Living Together No Longer 'Playing House'

Fewer Americans view cohabitating out of wedlock as a reason for future divorce.

ByABC News
July 29, 2008, 12:31 PM

July 29, 2008— -- A generation ago, unmarried couples who lived together were often derided for "shacking up" or "playing house." Studies in the 1980s supported those negative stereotypes, suggesting that cohabitation could doom a long-term relationship, substantially raising the risk of divorce.

While researchers say the overall divorce rate is higher among those who lived together before marriage, now they don't blame cohabitating.

"There's been a sea change in societal, cultural and individual acceptance of cohabitation," says Pamela Smock, a sociologist at the Population Studies Center at the University of Michigan-Ann Arbor. "A lot of the earlier studies were relying on data that may have been gathered in the late '80s and mid-'90s. We're talking about a moving target. The evidence is a lot more mixed."

Researchers say changing times have produced more extensive information about cohabiters and more sophisticated research methods.

Census data out today show 9.6 percent of all opposite-sex couples living together in 2007 were unmarried. "Cohabitation has become a common experience in people's lives," Smock says.

"The nature of cohabitation has changed," says Jay Teachman, a sociology professor at Western Washington University in Bellingham. "Cohabitators 20 years ago were the rule breakers, the rebels, the risk takers — the folks who were perhaps not as interested in marriage, and using cohabitation as an alternative to marriage."

"Twenty or 25 years ago, if you were cohabiting and then married them, the marriage was more likely to dissolve and end in divorce," he says. "Today, that's not the case.
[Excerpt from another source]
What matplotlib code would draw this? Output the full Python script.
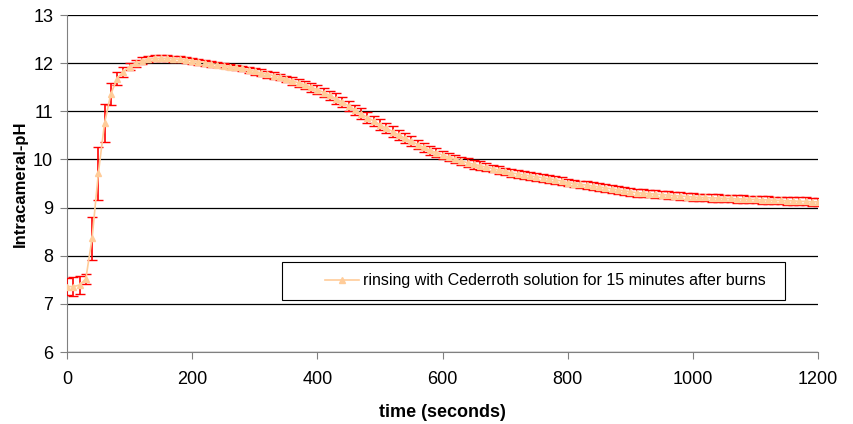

You can cohabit with your spouse and not experience increased risk of divorce. We're making these finer distinctions that we didn't make before."

Teachman's analysis of federal data on 6,577 women whose first marriages occurred between 1970 and 1995 found that a woman who has lived only with her future spouse has no greater risk of divorce. But for women who lived with someone else in addition to the eventual husband, there is a greater risk of divorce, found the study, published in 2003.